The Global Hunger Index (GHI) provides a score for the level of hunger by country, in 2000, 2008, 2015 and 2023 and takes various measures into account to rank each country’s hunger levels from low to extremely alarming.

Since 2008, no countries have been classified with extremely alarming levels of hunger and the number of countries with low risk of hunger continues to grow.

On a global scale, the number of countries achieving moderate (10.0-19.9) and low (9-0) rankings of hunger indices continues to grow.

Countries with alarming (35.0-49.9) levels of hunger are decreasing, however, countries with serious (20.0-34.9) rates of hunger are on the rise. 

Uzbekistan, Bosnia & Herzegovina, Chile, China, and others have improved their hunger status from 2000 to 2023.

Croatia, Estonia, Kuwait, Latvia, and Belarus have maintained a low hunger rate from 2015 to 2023, taking successful steps to combat hunger.

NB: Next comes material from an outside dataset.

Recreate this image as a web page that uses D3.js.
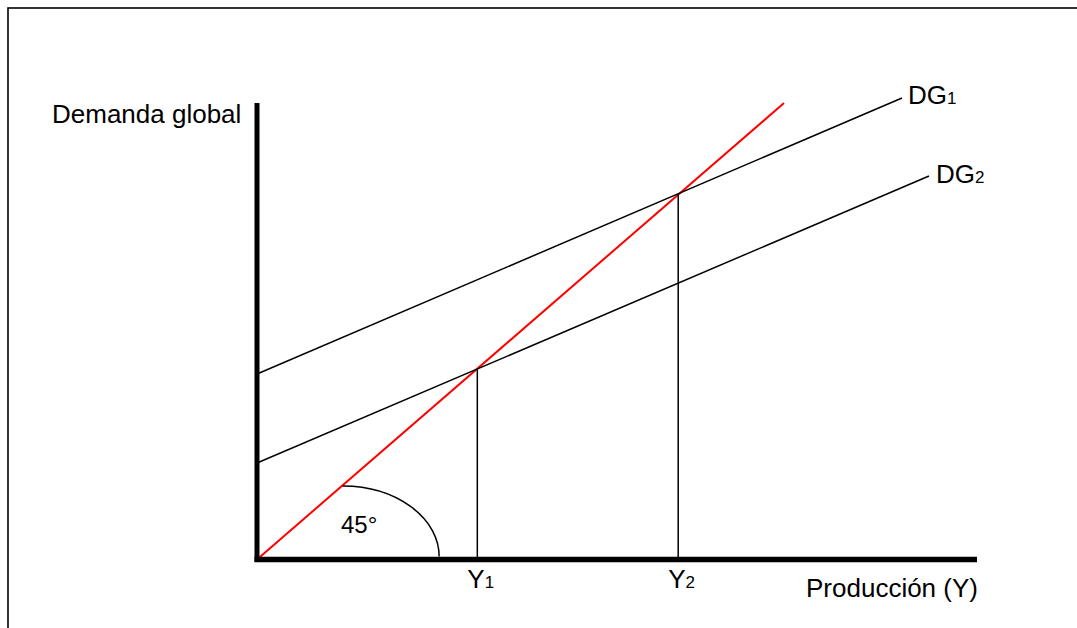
<!DOCTYPE html>
<html>
<head>
<meta charset="utf-8">
<script src="https://cdn.jsdelivr.net/npm/d3@7"></script>
<style>
  html, body { margin: 0; padding: 0; background: #fff; }
  svg { display: block; }
  text { font-family: "Liberation Sans", Arial, sans-serif; fill: #000; }
</style>
</head>
<body>
<script>
// ---- data (model units) ----
const lineNames = ["45", "DG1", "DG2"];
const lineStartX = [0, 0, 0];
const lineStartY = [0, 25.76, 13.4];
const lineEndX = [73.2, 89.58, 93.33];
const lineEndY = [63.4, 64.1, 53.26];
const eqLabels = ["1", "2"];          // subscripts of Y1, Y2
const eqX = [30.6, 58.5];
const eqY = [26.4, 50.8];
const arcStart = [11.9, 10.2];         // point on 45° line
const arcEnd = [25.3, 0];              // point on x axis
const axisMax = [100, 63.4];

const W = 1077, H = 628;
const svg = d3.select("body").append("svg").attr("width", W).attr("height", H);

// frame
svg.append("rect").attr("x", 8).attr("y", 8).attr("width", 1100).attr("height", 700)
  .attr("fill", "none").attr("stroke", "#000").attr("stroke-width", 1.6);

const x = d3.scaleLinear().domain([0, axisMax[0]]).range([257, 977]);
const y = d3.scaleLinear().domain([0, axisMax[1]]).range([559.5, 103]);

const g = svg.append("g");

// DG lines (black) and 45° line (red)
const colors = ["#ff0000", "#000", "#000"];
const widths = [2, 1.5, 1.5];
lineNames.forEach((n, i) => {
  g.append("line")
    .attr("x1", x(lineStartX[i])).attr("y1", y(lineStartY[i]))
    .attr("x2", x(lineEndX[i])).attr("y2", y(lineEndY[i]))
    .attr("stroke", colors[i]).attr("stroke-width", widths[i]);
});

// vertical equilibrium lines
eqX.forEach((v, i) => {
  g.append("line")
    .attr("x1", x(v)).attr("x2", x(v))
    .attr("y1", y(eqY[i])).attr("y2", y(0))
    .attr("stroke", "#000").attr("stroke-width", 1.5);
});

// angle arc (quarter ellipse)
const ax0 = x(arcStart[0]), ay0 = y(arcStart[1]);
const ax1 = x(arcEnd[0]), ay1 = y(arcEnd[1]) - 3;
g.append("path")
  .attr("d", `M${ax0},${ay0} A${ax1 - ax0},${ay1 - ay0} 0 0 1 ${ax1},${ay1}`)
  .attr("fill", "none").attr("stroke", "#000").attr("stroke-width", 1.5);

// axes (thick)
g.append("line").attr("x1", x(0)).attr("x2", x(0)).attr("y1", y(axisMax[1])).attr("y2", y(0) + 2.5)
  .attr("stroke", "#000").attr("stroke-width", 5);
g.append("line").attr("x1", x(0) - 2.5).attr("x2", x(axisMax[0])).attr("y1", y(0)).attr("y2", y(0))
  .attr("stroke", "#000").attr("stroke-width", 5.5);

// labels
svg.append("text").attr("x", 52).attr("y", 123).attr("font-size", 26).text("Demanda global");
svg.append("text").attr("x", 806).attr("y", 597).attr("font-size", 26).text("Producción (Y)");
svg.append("text").attr("x", 341).attr("y", 533).attr("font-size", 24).text("45°");

// DG labels
const dgLabelPos = [[908, 104], [936, 183]];
[1, 2].forEach((k, i) => {
  const t = svg.append("text").attr("x", dgLabelPos[i][0]).attr("y", dgLabelPos[i][1]).attr("font-size", 26);
  t.append("tspan").text("DG");
  t.append("tspan").attr("font-size", 17).text(String(k));
});

// Y labels
eqX.forEach((v, i) => {
  const t = svg.append("text").attr("x", x(v) - 10).attr("y", 588).attr("font-size", 26);
  t.append("tspan").text("Y");
  t.append("tspan").attr("font-size", 17).text(eqLabels[i]);
});
</script>
</body>
</html>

Niger, Lesotho, Democratic Republic of the Congo, Yemen, Madagascar, Central African Republic, South Sudan, Burundi and Somalia maintained alarming rates of food insecurity.

While many have progressed, the existence of countries with high scores emphasises the need for continued global efforts to address hunger and food security. 

The global hunger crisis is multifaceted – poverty, inadequate access to nutritious foods, conflict, instability, climate change, environmental degradation, population growth and inequitable food systems are all driving forces keeping millions hungry.

Lacerte highlighted that in some cases access to food is not the problem, the way the food has been processed or grown however is, making it nutrient deficient.

Other more specific issues related to hunger stem from an individual’s inability to absorb any nutrients or calories when their body has been consistently malnourished over a period of time. 

The UN explains that of the regions worst affected, 60% are affected by extreme violence and their Food and Agriculture Organization states that it will take an annual investment of approximately $267 billion to achieve Zero Hunger by 2030.

Similarly, of the countries with the highest global hunger rates, detailed above – six of the ten are in a state of crisis, conflict or war. 

Lacerte added: “You hear about people in conflict areas who will flee with their families and they’ll be living in a refugee camp, but they might still have one or two family members going home or crossing into dangerous areas just trying to maintain their land and to try and hold on to it.”

Global hunger and undernourishment are issues that are as complex and widespread.

Lacerte suggested that the onus cannot be solely on the United Nations, one entity cannot control the frequency of natural disasters or escalating violence. 

Global hunger is a multipronged issue that needs to receive attention and buy-in from all walks of life, from policy makers to private businesses, everyone plays a role in diminishing hunger globally.